The demurrer admits the truth of all these allegations. It is true the bill does not set forth, in totidem verbis, the terms of the receipt, nor whether any of Butterfield’s property *171was attached on the original writ, but it does allege that the said Haskins became a receipter, and obligated himself, as the surety of Butterfield, to pay the judgment upon certain conditions, which are alleged to have happened. His liability, according to the bill, did not depend upon any demand for property attached; but simply upon the recovery of judgment and execution.

Such liability, existing as it did, not by virtue of any thing upon the face of the demand in suit, but being collateral to it, was not that of a surety, strictly speaking, and may, perhaps, more properly be regarded as that of a guarantor. It seems to have all the properties of a conditional guaranty. Haskins may be regarded as having paid it as such. He paid it to the officer, who paid it to the defendant or his attorney, to whom the original demand, as the bill further alleges, was entrusted for collection.

Whether a guarantor, by mere payment, can demand an assignment of the debt, has often been questioned. There are authorities both ways. Some writers regard the question now as not definitely settled. Parsons’ Mor. Law, 69. The later cases deny the right, and Story, in his Equity, vol. 1, § 499, b, affirms that this is the law. But, notwithstanding such may be the law, we are satisfied, from the facts before us, that the arrangement between the officer and Haskins, at the time of the payment, was, that Haskins should have the benefit of the judgment and execution, with all the legal incidents connected therewith. The delivery of the execution by the officer to Haskins, as his own, and as unsatisfied, clearly manifests such an intention.
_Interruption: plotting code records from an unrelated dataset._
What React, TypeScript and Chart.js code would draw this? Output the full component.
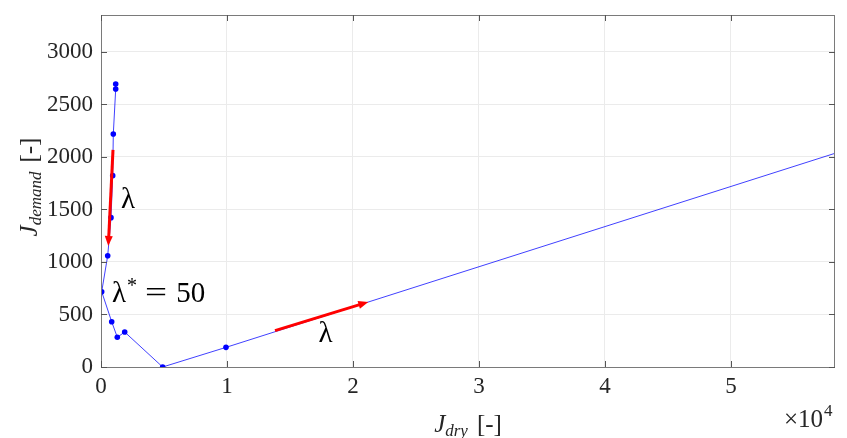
import React, { useEffect, useRef } from "react";
import { Chart, registerables } from "chart.js";

Chart.register(...registerables);

// Data
const jDry = [1167, 1167, 976, 928, 794, 532, 55, 849, 1294, 1881, 4894, 9920, 100000];
const jDemand = [2695, 2648, 2219, 1822, 1422, 1060, 717, 431, 283, 333, 0, 187, 3631];

const xTickValues = [0, 10000, 20000, 30000, 40000, 50000];
const yTickValues = [0, 500, 1000, 1500, 2000, 2500, 3000];
const xMax = 58254;
const yMax = 3352;

// Arrows (data coordinates): [x0, y0, x1, y1]
const arrowDown = [952, 2067, 579, 1152];
const arrowRight = [13810, 346, 21214, 619];

// Text annotations anchored in data coordinates
const lambdaLabel1 = { x: 2143, y: 1514 };
const lambdaStarLabel = { x: 873, y: 619 };
const lambdaLabel2 = { x: 17817, y: 238 };

const SERIF = "'Liberation Serif', 'Times New Roman', serif";
const TEXT = "#262626";

function drawArrow(ctx: CanvasRenderingContext2D, x0: number, y0: number, x1: number, y1: number) {
  const dx = x1 - x0;
  const dy = y1 - y0;
  const len = Math.hypot(dx, dy);
  const ux = dx / len;
  const uy = dy / len;
  const head = 10;
  const hw = 4;
  const bx = x1 - ux * head;
  const by = y1 - uy * head;
  ctx.save();
  ctx.strokeStyle = "#ff0000";
  ctx.fillStyle = "#ff0000";
  ctx.lineWidth = 3;
  ctx.beginPath();
  ctx.moveTo(x0, y0);
  ctx.lineTo(bx + ux * 1, by + uy * 1);
  ctx.stroke();
  ctx.beginPath();
  ctx.moveTo(x1, y1);
  ctx.lineTo(bx - uy * hw, by + ux * hw);
  ctx.lineTo(bx + uy * hw, by - ux * hw);
  ctx.closePath();
  ctx.fill();
  ctx.restore();
}

const overlayPlugin = {
  id: "overlay",
  afterDatasetsDraw(chart: any) {
    const { ctx, chartArea, scales } = chart;
    const xs = scales.x;
    const ys = scales.y;
    const { left, right, top, bottom } = chartArea;

    // arrows
    ctx.save();
    ctx.beginPath();
    ctx.rect(left, top, right - left, bottom - top);
    ctx.clip();
    drawArrow(
      ctx,
      xs.getPixelForValue(arrowDown[0]),
      ys.getPixelForValue(arrowDown[1]),
      xs.getPixelForValue(arrowDown[2]),
      ys.getPixelForValue(arrowDown[3])
    );
    drawArrow(
      ctx,
      xs.getPixelForValue(arrowRight[0]),
      ys.getPixelForValue(arrowRight[1]),
      xs.getPixelForValue(arrowRight[2]),
      ys.getPixelForValue(arrowRight[3])
    );
    ctx.restore();

    // lambda labels
    ctx.save();
    ctx.fillStyle = "#000";
    ctx.textBaseline = "alphabetic";
    ctx.font = `29px ${SERIF}`;
    ctx.textAlign = "center";
    ctx.fillText("λ", xs.getPixelForValue(lambdaLabel1.x), ys.getPixelForValue(lambdaLabel1.y));
    ctx.fillText("λ", xs.getPixelForValue(lambdaLabel2.x), ys.getPixelForValue(lambdaLabel2.y));

    ctx.textAlign = "left";
    let px = xs.getPixelForValue(lambdaStarLabel.x);
    const py = ys.getPixelForValue(lambdaStarLabel.y);
    ctx.font = `29px ${SERIF}`;
    ctx.fillText("λ", px, py);
    px += ctx.measureText("λ").width + 1;
    ctx.font = `20px ${SERIF}`;
    ctx.fillText("*", px, py - 10);
    px += ctx.measureText("*").width + 8;
    ctx.save();
    ctx.font = `29px ${SERIF}`;
    const wEq = ctx.measureText("=").width;
    ctx.translate(px, py);
    ctx.scale(1.35, 1);
    ctx.fillText("=", 0, 0);
    ctx.restore();
    px += wEq * 1.35 + 9;
    ctx.font = `29px ${SERIF}`;
    ctx.fillText("50", px, py);
    ctx.restore();

    // box
    ctx.save();
    ctx.strokeStyle = "#7a7a7a";
    ctx.lineWidth = 1;
    ctx.strokeRect(Math.round(left) + 0.5, Math.round(top) + 0.5, Math.round(right - left) - 1, Math.round(bottom - top));
    // tick marks inside, all four sides
    const tl = 6;
    ctx.strokeStyle = "#555";
    ctx.beginPath();
    for (const v of xTickValues) {
      const x = Math.round(xs.getPixelForValue(v)) + 0.5;
      ctx.moveTo(x, bottom);
      ctx.lineTo(x, bottom - tl);
      ctx.moveTo(x, top);
      ctx.lineTo(x, top + tl);
    }
    for (const v of yTickValues) {
      const y = Math.round(ys.getPixelForValue(v)) + 0.5;
      ctx.moveTo(left, y);
      ctx.lineTo(left + tl, y);
      ctx.moveTo(right, y);
      ctx.lineTo(right - tl, y);
    }
    ctx.stroke();
    ctx.restore();

    // axis titles
    ctx.save();
    ctx.fillStyle = TEXT;
    ctx.textBaseline = "alphabetic";
    ctx.textAlign = "left";
    // x title: J_dry [-]
    {
      const big = `italic 25px ${SERIF}`;
      const sub = `italic 17px ${SERIF}`;
      const up = `25px ${SERIF}`;
      ctx.font = big;
      const wJ = ctx.measureText("J").width;
      ctx.font = sub;
      const wS = ctx.measureText("dry").width;
      ctx.font = up;
      const wB = ctx.measureText("[-]").width;
      const total = wJ + wS + 9 + wB;
      let x = (left + right) / 2 - total / 2;
      const y = 432;
      ctx.font = big;
      ctx.fillText("J", x, y);
      x += wJ;
      ctx.font = sub;
      ctx.fillText("dry", x, y + 4);
      x += wS + 9;
      ctx.font = up;
      ctx.fillText("[-]", x, y);
    }
    // y title: J_demand [-] (rotated)
    {
      const big = `italic 25px ${SERIF}`;
      const sub = `italic 17px ${SERIF}`;
      const up = `25px ${SERIF}`;
      ctx.font = big;
      const wJ = ctx.measureText("J").width;
      ctx.font = sub;
      const wS = ctx.measureText("demand").width;
      ctx.font = up;
      const wB = ctx.measureText("[-]").width;
      const total = wJ + wS + 9 + wB;
      ctx.translate(37, (top + bottom) / 2 - 4);
      ctx.rotate(-Math.PI / 2);
      let x = -total / 2;
      ctx.font = big;
      ctx.fillText("J", x, 0);
      x += wJ;
      ctx.font = sub;
      ctx.fillText("demand", x, 4);
      x += wS + 9;
      ctx.font = up;
      ctx.fillText("[-]", x, 0);
    }
    ctx.restore();

    // exponent label ×10^4
    ctx.save();
    ctx.fillStyle = TEXT;
    ctx.textBaseline = "alphabetic";
    ctx.textAlign = "left";
    ctx.font = `25px ${SERIF}`;
    ctx.fillText("×10", 784, 427);
    const w = ctx.measureText("×10").width;
    ctx.font = `17px ${SERIF}`;
    ctx.fillText("4", 784 + w + 1, 416);
    ctx.restore();
  },
};

export default function App() {
  const canvasRef = useRef<HTMLCanvasElement | null>(null);

  useEffect(() => {
    document.body.style.margin = "0";
    const canvas = canvasRef.current;
    if (!canvas) return;
    const points = jDry.map((x, i) => ({ x, y: jDemand[i] }));
    const chart = new Chart(canvas, {
      type: "scatter",
      data: {
        datasets: [
          {
            data: points,
            showLine: true,
            borderColor: "rgba(0,0,255,0.75)",
            borderWidth: 1,
            backgroundColor: "#0000ff",
            pointBackgroundColor: "#0000ff",
            pointBorderColor: "#0000ff",
            pointRadius: 2.8,
            pointBorderWidth: 0,
            clip: 0,
          } as any,
        ],
      },
      options: {
        responsive: false,
        animation: false,
        events: [],
        layout: { padding: { top: 15, right: 12, left: 0, bottom: 0 } },
        plugins: {
          legend: { display: false },
          tooltip: { enabled: false },
        },
        scales: {
          x: {
            type: "linear",
            min: 0,
            max: xMax,
            afterBuildTicks: (scale: any) => {
              scale.ticks = xTickValues.map((v) => ({ value: v }));
            },
            afterFit: (scale: any) => {
              scale.height = 71;
              scale.paddingLeft = 0;
              scale.paddingRight = 0;
            },
            ticks: {
              callback: (v: any) => String(Number(v) / 10000),
              color: TEXT,
              font: { family: SERIF, size: 23 },
              padding: 6,
              maxRotation: 0,
            },
            grid: { color: "#ebebeb", drawTicks: false },
            border: { display: false },
          },
          y: {
            type: "linear",
            min: 0,
            max: yMax,
            afterBuildTicks: (scale: any) => {
              scale.ticks = yTickValues.map((v) => ({ value: v }));
            },
            afterFit: (scale: any) => {
              scale.width = 101;
              scale.paddingTop = 0;
              scale.paddingBottom = 0;
            },
            ticks: {
              callback: (v: any) => String(v),
              color: TEXT,
              font: { family: SERIF, size: 23 },
              padding: 8,
            },
            grid: { color: "#ebebeb", drawTicks: false },
            border: { display: false },
          },
        },
      },
      plugins: [overlayPlugin],
    } as any);
    return () => chart.destroy();
  }, []);

  return (
    <div style={{ width: 847, height: 438 }}>
      <canvas ref={canvasRef} width={847} height={438} style={{ display: "block" }} />
    </div>
  );
}
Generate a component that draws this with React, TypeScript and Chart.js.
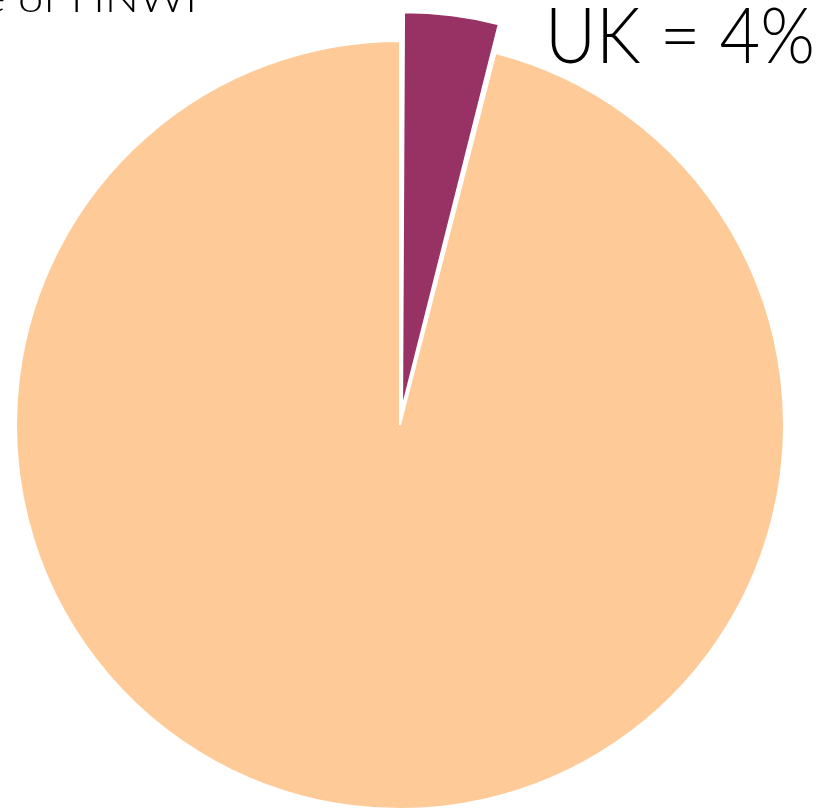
import React, { useEffect, useRef } from "react";
import { Chart, registerables } from "chart.js";

Chart.register(...registerables);

const labels = ["UK", "Rest of world"];
const values = [4, 96];
const colors = ["#983264", "#FECB98"];
const offsets = [66, 0];
const titleText = "Share of HNWI";
const calloutText = "UK = 4%";

function fitText(ctx: CanvasRenderingContext2D, text: string, x: number, y: number, width: number) {
  const w = ctx.measureText(text).width;
  const s = width / w;
  ctx.save();
  ctx.textAlign = "left";
  ctx.translate(x, y);
  ctx.scale(s, 1);
  ctx.fillText(text, 0, 0);
  ctx.restore();
}

export default function App() {
  const ref = useRef<HTMLCanvasElement | null>(null);
  useEffect(() => {
    if (!ref.current) return;
    const textPlugin = {
      id: "texts",
      afterDraw(chart: any) {
        const ctx = chart.ctx as CanvasRenderingContext2D;
        ctx.save();
        ctx.fillStyle = "#000";
        ctx.textBaseline = "alphabetic";
        ctx.font = "300 40px Lato";
        const full = ctx.measureText(titleText).width;
        const tail = ctx.measureText("of HNWI").width;
        const s = 179 / tail;
        ctx.save();
        ctx.translate(197 - full * s, 12);
        ctx.scale(s, 1);
        ctx.fillText(titleText, 0, 0);
        ctx.restore();
        ctx.font = "300 77px Lato";
        fitText(ctx, calloutText, 545, 63, 270);
        ctx.restore();
      },
    };
    const chart = new Chart(ref.current, {
      type: "pie",
      data: {
        labels,
        datasets: [
          {
            data: values,
            backgroundColor: colors,
            borderColor: "#ffffff",
            borderWidth: 2,
            offset: offsets,
          },
        ],
      },
      options: {
        animation: false,
        responsive: false,
        radius: 384,
        layout: { padding: { left: 0, right: 25, top: 41, bottom: 0 } },
        plugins: {
          legend: { display: false },
          tooltip: { enabled: false },
          title: { display: false },
        },
      } as any,
      plugins: [textPlugin],
    });
    return () => chart.destroy();
  }, []);
  return (
    <div style={{ position: "absolute", left: 0, top: 0, width: 825, height: 809 }}>
      <canvas ref={ref} width={825} height={809} style={{ display: "block" }} />
    </div>
  );
}
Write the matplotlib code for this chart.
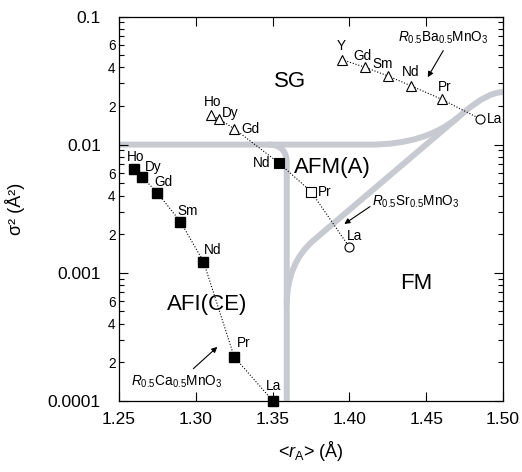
import matplotlib
matplotlib.use("Agg")
import matplotlib.pyplot as plt
from matplotlib.path import Path
from matplotlib.patches import PathPatch
from matplotlib.ticker import FixedLocator, FuncFormatter, NullFormatter
import numpy as np

plt.rcParams['font.family'] = ['Liberation Sans', 'DejaVu Sans']
plt.rcParams['mathtext.fontset'] = 'custom'
plt.rcParams['mathtext.rm'] = 'Liberation Sans'
plt.rcParams['mathtext.it'] = 'Liberation Sans:italic'

# R0.5Ca0.5MnO3
ca_names = ['Ho', 'Dy', 'Gd', 'Sm', 'Nd', 'Pr', 'La']
ca_r = [1.260, 1.265, 1.275, 1.290, 1.305, 1.325, 1.350]
ca_s2 = [0.0064, 0.0056, 0.0042, 0.0025, 0.00122, 0.00022, 0.0001]

# R0.5Sr0.5MnO3
sr_names = ['Ho', 'Dy', 'Gd', 'Nd', 'Pr', 'La']
sr_r = [1.310, 1.315, 1.325, 1.354, 1.375, 1.400]
sr_s2 = [0.0171, 0.0159, 0.0133, 0.0072, 0.0043, 0.00158]
sr_marker = ['^', '^', '^', 's', 's', 'o']
sr_filled = [False, False, False, True, False, False]

# R0.5Ba0.5MnO3
ba_names = ['Y', 'Gd', 'Sm', 'Nd', 'Pr', 'La']
ba_r = [1.395, 1.410, 1.425, 1.440, 1.460, 1.485]
ba_s2 = [0.0461, 0.0402, 0.0344, 0.0288, 0.0226, 0.0159]
ba_marker = ['^', '^', '^', '^', '^', 'o']

# phase boundaries (vertices, quadratic bezier control points included)
sg_line = [(1.250, 0.01), (1.4134, 0.01), (1.4492, 0.01), (1.4701, 0.0161)]
sg_codes = [Path.MOVETO, Path.LINETO, Path.CURVE3, Path.CURVE3]
afi_line = [(1.347, 0.01), (1.3592, 0.01), (1.3592, 0.00717), (1.3592, 0.0001)]
afi_codes = [Path.MOVETO, Path.CURVE3, Path.CURVE3, Path.LINETO]
fm_line = [(1.3592, 0.000557), (1.3592, 0.001186), (1.3768, 0.001795),
           (1.4753, 0.01815), (1.4902, 0.0257), (1.50, 0.0257)]
fm_codes = [Path.MOVETO, Path.CURVE3, Path.CURVE3, Path.LINETO, Path.CURVE3, Path.CURVE3]

phase_labels = ['SG', 'AFM(A)', 'FM', 'AFI(CE)']
phase_pos = [(1.3613, 0.031), (1.389, 0.00665), (1.4438, 0.00082), (1.3071, 0.00056)]

compounds = [r'$\mathit{R}_{0.5}\mathrm{Ba}_{0.5}\mathrm{MnO}_3$',
             r'$\mathit{R}_{0.5}\mathrm{Sr}_{0.5}\mathrm{MnO}_3$',
             r'$\mathit{R}_{0.5}\mathrm{Ca}_{0.5}\mathrm{MnO}_3$']
compound_pos = [(1.4609, 0.0683), (1.443, 0.00357), (1.2876, 0.00014)]
arrow_tail = [(1.4611, 0.0542), (1.4134, 0.00328), (1.2984, 0.000178)]
arrow_tip = [(1.451, 0.0336), (1.3967, 0.0024), (1.314, 0.000263)]

fig = plt.figure(figsize=(5.22, 4.72), dpi=100)
ax = fig.add_axes([0.228, 0.151, 0.7356, 0.814])
ax.set_yscale('log')
ax.set_xlim(1.25, 1.50)
ax.set_ylim(0.0001, 0.1)

gray = '#c7cad0'
for verts, codes in [(sg_line, sg_codes), (afi_line, afi_codes), (fm_line, fm_codes)]:
    ax.add_patch(PathPatch(Path(verts, codes), fill=False, edgecolor=gray,
                           lw=4.3, capstyle='butt', joinstyle='round', zorder=1))

dot = dict(color='k', lw=0.8, ls=(0, (1, 1.6)), zorder=2)
ax.plot(ca_r, ca_s2, **dot)
ax.plot(sr_r, sr_s2, **dot)
ax.plot(ba_r, ba_s2, **dot)

ax.plot(ca_r, ca_s2, 's', color='k', ms=7, zorder=4, clip_on=False)
for x, y, m, f in zip(sr_r, sr_s2, sr_marker, sr_filled):
    ax.plot(x, y, m, mfc='k' if f else 'white', mec='k', mew=0.8,
            ms=7 if m == 's' and f else 6.5, zorder=4)
for x, y, m in zip(ba_r, ba_s2, ba_marker):
    ax.plot(x, y, m, mfc='white', mec='k', mew=0.8, ms=6.5, zorder=4)

# element label offsets in points
ca_off = [(0.7, 9), (8.1, 7.2), (4.3, 7.6), (5.2, 7.9), (6.3, 8.4), (6.7, 10.3), (1, 10.8)]
sr_off = [(1.2, 9.4), (8.1, 4.5), (11.7, 0), (-12.5, 0), (10, 0), (3.4, 8.4)]
ba_off = [(0, 10), (-1.7, 8.4), (-3.8, 8.4), (0, 9.6), (1.9, 9.1), (10.5, 0)]
fs_el = 9.8
for names, xs, ys, offs in [(ca_names, ca_r, ca_s2, ca_off),
                            (sr_names, sr_r, sr_s2, sr_off),
                            (ba_names, ba_r, ba_s2, ba_off)]:
    for n, x, y, o in zip(names, xs, ys, offs):
        ax.annotate(n, (x, y), xytext=o, textcoords='offset points',
                    ha='center', va='center', fontsize=fs_el, zorder=5)

for t, p in zip(phase_labels, phase_pos):
    ax.text(p[0], p[1], t, fontsize=16, ha='center', va='center', zorder=5)

for t, p, a, b in zip(compounds, compound_pos, arrow_tail, arrow_tip):
    ax.text(p[0], p[1], t, fontsize=9.8, ha='center', va='center', zorder=5)
    ax.annotate('', xy=b, xytext=a,
                arrowprops=dict(arrowstyle='-|>', color='k', lw=0.8,
                                mutation_scale=8, shrinkA=0, shrinkB=0))

# ticks
ax.set_xticks([1.25, 1.30, 1.35, 1.40, 1.45, 1.50])
ax.set_xticklabels(['1.25', '1.30', '1.35', '1.40', '1.45', '1.50'])
ax.set_yticks([0.0001, 0.001, 0.01, 0.1])
ax.set_yticklabels(['0.0001', '0.001', '0.01', '0.1'])
minors = [m * 10.0 ** e for e in (-4, -3, -2) for m in range(2, 10)]
ax.yaxis.set_minor_locator(FixedLocator(minors))


def minor_label(v, pos):
    m = int(round(v / 10 ** np.floor(np.log10(v) + 1e-9)))
    return '%d' % m if m in (2, 4, 6) else ''


ax.yaxis.set_minor_formatter(FuncFormatter(minor_label))
ax.xaxis.set_minor_formatter(NullFormatter())
ax.tick_params(which='both', direction='in', top=True, right=True, width=0.8)
ax.tick_params(axis='x', which='major', length=6.5, labelsize=12.5, pad=8)
ax.tick_params(axis='y', which='major', length=6.5, labelsize=12.5, pad=13)
ax.tick_params(axis='y', which='minor', length=3.8, labelsize=9.8, pad=2.5)
ax.tick_params(axis='x', which='minor', bottom=False, top=False)
for s in ax.spines.values():
    s.set_linewidth(0.9)

ax.set_xlabel(r'<$\mathit{r}_\mathrm{A}$> (Å)', fontsize=13, labelpad=9)
ax.set_ylabel('σ² (Å²)', fontsize=13)
ax.yaxis.set_label_coords(-0.245, 0.5)

fig.savefig('out.png', dpi=100)
plt.close(fig)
That an assignment of a debt may be by parol, as well as by deed, is well settled. Story’s Eq., vol. 2, § 1047. So, too, it may be inferred from the conduct and acts of the parties. If made by one of the parties with a stranger, acting as the agent of the other, and the acts of such stranger are either authorized or subsequently ratified by his principal, such assignment will be valid. To hold otherwise would often make the law an instrument of injustice. The *172arrangement, therefore, which was made between the officer and Haskins, if authorized or ratified, operated as a legal assignment of the judgment and execution.

Is there sufficient evidence, in the facts alleged in the bill, to show such authority or ratification? We think there is. The fact that the defendant, through his attorney, received the whole amount of his judgment; the absence of any claim by him upon the judgment or execution 'after the execution had been delivered to Haskins as his own; and the long silence of the defendant in relation to the whole matter, which continued until Haskins, some seventeen years after, had obtained a new judgment and execution, and satisfied them .by a levy upon real estate, in our judgment, are sufficient evidence of such authority for, or of a subsequent ratification of the acts of the officer, especially when the defendant is uninjured thereby, having received, as he has, the full amount of his debt. An authority for, or a ratification of, the acts of an attorney, was inferred from facts somewhat similar, in the case of Patten & ux. v. Fullerton, 27 Maine, 58.

In this view of the case, it becomes immaterial whether Haskins was a receipter for property upon the writ, or, was merely a surety or guarantor of the debt. The assignment of the debt by the officer to him upon payment of the amount due, having been either authorized or ratified by the defendant, conferred upon the orator’s intestate all the rights of an assignee, which are sufficient for the maintenance of this bill.

The orator, therefore, having brought his case within the purview of the statute, is entitled to the relief which he seeks and which the statute gives. The demurrer must be overruled, and the case sent back to the Court for the county of Penobscot, where the defendant can make further answer if he desires. Demurrer overruled.

Tenney, C. J., Appleton, Cutting and Kent, JJ., concurred.